The final strand is self-help. This involves subtle changes to the relationship between the state and the individual, such as encouraging donations on tax forms; automatically enrolling workers in pension-saving programs unless they opt out; and prompting applicants for driver’s licenses to choose whether they want to be organ donors. Also contemplated are measures to strengthen marriage, perhaps with a special tax break.

Most of these initiatives are likely to prove successful, and they add up to a coherent program. If he sees them through, Cameron will have strengthened community in Britain, just as he promised. Politically, however, things are more difficult. To start with, the British government has run out of money. The central goal of the Cameron government is to reduce the budget deficit, an objective that, in some particulars, directly conflicts with the Big Society. Left-wing opponents, meanwhile, charge the opposite: that the Big Society is itself a money-saving exercise. More seriously, voluntary organizations, some of which have become overly dependent on public funding, have complained that the Big Society won’t work because local authorities are cutting their budgets.

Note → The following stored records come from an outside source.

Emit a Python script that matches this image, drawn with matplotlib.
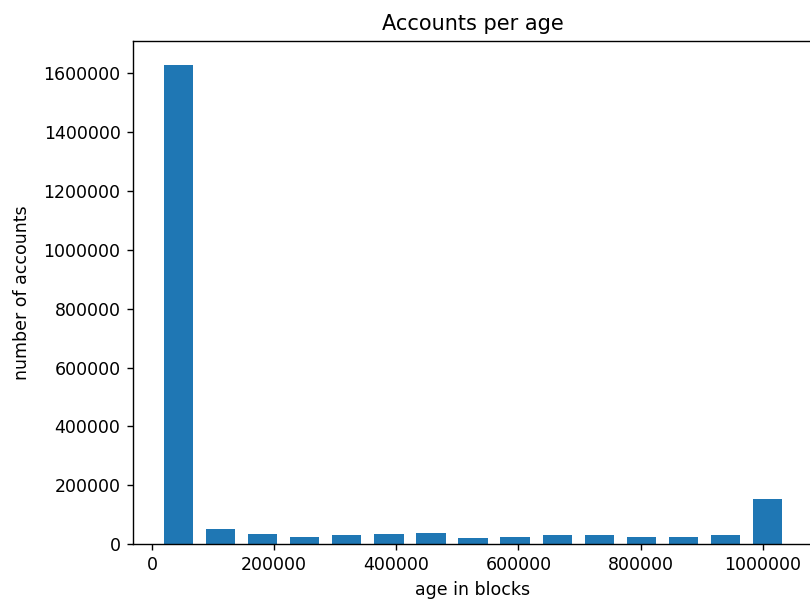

import matplotlib
matplotlib.use("Agg")
import matplotlib.pyplot as plt

# bin centres in blocks and account counts per bin
bin_centers = [43000, 111940, 180880, 249820, 318760, 387700, 456640, 525580,
               594520, 663460, 732400, 801340, 870280, 939220, 1008160]
counts = [1628500, 51900, 35000, 24800, 30500, 35000, 38300, 21400,
          24800, 30500, 30500, 24800, 24800, 30500, 153700]
bin_width = 68940

fig = plt.figure(figsize=(6.48, 4.864), dpi=125)
ax = fig.add_axes([132.7 / 810, 1 - 544.3 / 608, 680.7 / 810, 503.6 / 608])

ax.bar(bin_centers, counts, width=bin_width * 0.7, color="#1f77b4")
ax.ticklabel_format(style="plain", useOffset=False)
# the reference is cropped just before the right spine
ax.spines["right"].set_visible(False)

ax.set_title("Accounts per age")
ax.set_xlabel("age in blocks")
ax.set_ylabel("number of accounts", labelpad=7)

fig.savefig("out.png", dpi=125)
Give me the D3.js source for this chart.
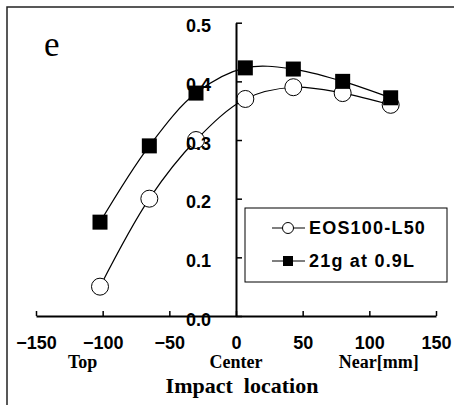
<!DOCTYPE html>
<html>
<head>
<meta charset="utf-8">
<script src="https://cdn.jsdelivr.net/npm/d3@7"></script>
<style>
  body { margin: 0; background: #fff; }
  svg { display: block; }
</style>
</head>
<body>
<script>
// impact location [mm]
var locations = [-102, -65, -30, 7, 43, 80, 116];
var eos100 = [0.05, 0.20, 0.30, 0.37, 0.39, 0.38, 0.36];
var club21g = [0.16, 0.29, 0.38, 0.423, 0.421, 0.40, 0.372];
var seriesNames = ['EOS100-L50', '21g at 0.9L'];
var xTicks = [-150, -100, -50, 0, 50, 100, 150];
var yTicks = [0.0, 0.1, 0.2, 0.3, 0.4, 0.5];
var regionLabels = [
  {x: -115, text: 'Top'},
  {x: 0, text: 'Center'},
  {x: 107, text: 'Near[mm]'}
];

var svgWidth = 454;
var svgHeight = 405;

var svg = d3.select('body')
  .append('svg')
  .attr('width', svgWidth)
  .attr('height', svgHeight);

// outer frame (runs off the right and bottom edges)
svg.append('rect')
  .attr('x', 7)
  .attr('y', 7)
  .attr('width', 460)
  .attr('height', 410)
  .attr('fill', 'none')
  .attr('stroke', '#222')
  .attr('stroke-width', 1.5);

var xScale = d3.scaleLinear()
  .domain([-150, 150])
  .range([36, 436]);

var yScale = d3.scaleLinear()
  .domain([0, 0.5])
  .range([316, 22.7]);

var tickFont = '"Liberation Sans", Arial, sans-serif';
var serifFont = '"Liberation Serif", "Times New Roman", serif';

// series
var lineFunction = d3.line()
  .x(function(d) { return xScale(d[0]); })
  .y(function(d) { return yScale(d[1]); })
  .curve(d3.curveCatmullRom.alpha(0.5));

var circleData = d3.zip(locations, eos100);
var squareData = d3.zip(locations, club21g);

svg.append('path')
  .attr('d', lineFunction(circleData))
  .attr('fill', 'none')
  .attr('stroke', '#000')
  .attr('stroke-width', 1.2);

svg.append('path')
  .attr('d', lineFunction(squareData))
  .attr('fill', 'none')
  .attr('stroke', '#000')
  .attr('stroke-width', 1.2);

svg.selectAll('circle.eos')
  .data(circleData)
  .enter()
  .append('circle')
    .attr('class', 'eos')
    .attr('cx', function(d) { return xScale(d[0]); })
    .attr('cy', function(d) { return yScale(d[1]); })
    .attr('r', 8.5)
    .attr('fill', '#fff')
    .attr('stroke', '#000')
    .attr('stroke-width', 1);

var sq = 15;
svg.selectAll('rect.club')
  .data(squareData)
  .enter()
  .append('rect')
    .attr('class', 'club')
    .attr('x', function(d) { return xScale(d[0]) - sq / 2; })
    .attr('y', function(d) { return yScale(d[1]) - sq / 2; })
    .attr('width', sq)
    .attr('height', sq)
    .attr('fill', '#000');

// x axis, ticks pointing up, labels below
var x_axis = d3.axisBottom(xScale)
  .tickValues(xTicks)
  .tickSizeInner(-5)
  .tickSizeOuter(0)
  .tickFormat(function(d) { return d < 0 ? '\u2212' + Math.abs(d) : d; });

var gx = svg.append('g')
  .attr('transform', 'translate(0,' + yScale(0) + ')')
  .call(x_axis);
gx.select('.domain').attr('stroke-width', 2);
gx.selectAll('.tick line').attr('stroke-width', 1.5);
gx.selectAll('.tick text')
  .attr('y', 33)
  .attr('dy', 0)
  .style('font-family', tickFont)
  .style('font-weight', 'bold')
  .style('font-size', '18px')
  .attr('fill', '#000');

// y axis at x = 0, ticks pointing right, labels on the left
var y_axis = d3.axisRight(yScale)
  .tickValues(yTicks)
  .tickSizeInner(6)
  .tickSizeOuter(0)
  .tickFormat(d3.format('.1f'));

var gy = svg.append('g')
  .attr('transform', 'translate(' + xScale(0) + ',0)')
  .call(y_axis);
gy.select('.domain').attr('stroke-width', 2);
gy.selectAll('.tick line').attr('stroke-width', 1.5);
gy.selectAll('.tick text')
  .attr('x', -25)
  .attr('dy', '0.5em')
  .attr('text-anchor', 'end')
  .style('font-family', tickFont)
  .style('font-weight', 'bold')
  .style('font-size', '18px')
  .attr('fill', '#000');

// region labels under the x axis
svg.selectAll('text.region')
  .data(regionLabels)
  .enter()
  .append('text')
    .attr('class', 'region')
    .attr('x', function(d) { return xScale(d.x); })
    .attr('y', 368)
    .attr('text-anchor', 'middle')
    .style('font-family', serifFont)
    .style('font-weight', 'bold')
    .style('font-size', '18px')
    .text(function(d) { return d.text; });

svg.append('text')
  .attr('x', 242)
  .attr('y', 392.5)
  .attr('text-anchor', 'middle')
  .style('font-family', serifFont)
  .style('font-weight', 'bold')
  .style('font-size', '22px')
  .style('white-space', 'pre')
  .text('Impact  location');

svg.append('text')
  .attr('x', 44)
  .attr('y', 55.5)
  .style('font-family', serifFont)
  .style('font-size', '35px')
  .text('e');

// legend
var legend = svg.append('g');
legend.append('rect')
  .attr('x', 245)
  .attr('y', 208)
  .attr('width', 202)
  .attr('height', 74)
  .attr('fill', '#fff')
  .attr('stroke', '#000')
  .attr('stroke-width', 1);

var rows = legend.selectAll('g.row')
  .data(seriesNames)
  .enter()
  .append('g')
    .attr('class', 'row')
    .attr('transform', function(d, i) { return 'translate(0,' + (228 + i * 33) + ')'; });

rows.append('line')
  .attr('x1', 272)
  .attr('x2', 305)
  .attr('stroke', '#000')
  .attr('stroke-width', 1.2);

rows.filter(function(d, i) { return i === 0; })
  .append('circle')
    .attr('cx', 288)
    .attr('r', 5.5)
    .attr('fill', '#fff')
    .attr('stroke', '#000');

rows.filter(function(d, i) { return i === 1; })
  .append('rect')
    .attr('x', 283)
    .attr('y', -5)
    .attr('width', 10)
    .attr('height', 10)
    .attr('fill', '#000');

rows.append('text')
  .attr('x', 309)
  .attr('dy', '0.36em')
  .style('font-family', tickFont)
  .style('font-weight', 'bold')
  .style('font-size', '18px')
  .style('letter-spacing', '1.2px')
  .text(function(d) { return d; });
</script>
</body>
</html>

These political obstacles are not insuperable. A more stubborn problem is that no one quite understands what the Big Society means. The rationale for each policy item may be clear, but people struggle with the overall vision; indeed, it has become commonplace in Britain to joke that the Big Society is meaningless. Cameron is devoted to the concept because he believes—as he argued at his party conference last year—that not all our relationships are transactions. But his view may not be shared by many in today’s Britain. The Conservatives won because British citizens began to believe that they were being duped—that law-abiding, decent citizens were contributing to society with no discernible effect. They came to see their tax dollars precisely as a transaction, one in which they weren’t getting a fair return. The Big Society, meanwhile, asks people to become more involved in duties traditionally performed by government without making obvious what the return will be.

The way out is fairly simple. Cameron must explain the Big Society as a way of improving services, making them more efficient and more personal. He should emphasize how it will broaden the pool of contributors, getting more people in civil society involved with the provision of services so that everyone will get more out. Such an argument is less high-minded, true, than Cameron’s previous explanations, but it may prove more politically effective.

Building a strong society that grows as the state retreats is the great conservative goal. David Cameron has a program that stands a chance of achieving it. What he needs now are the words that will make the vision clear.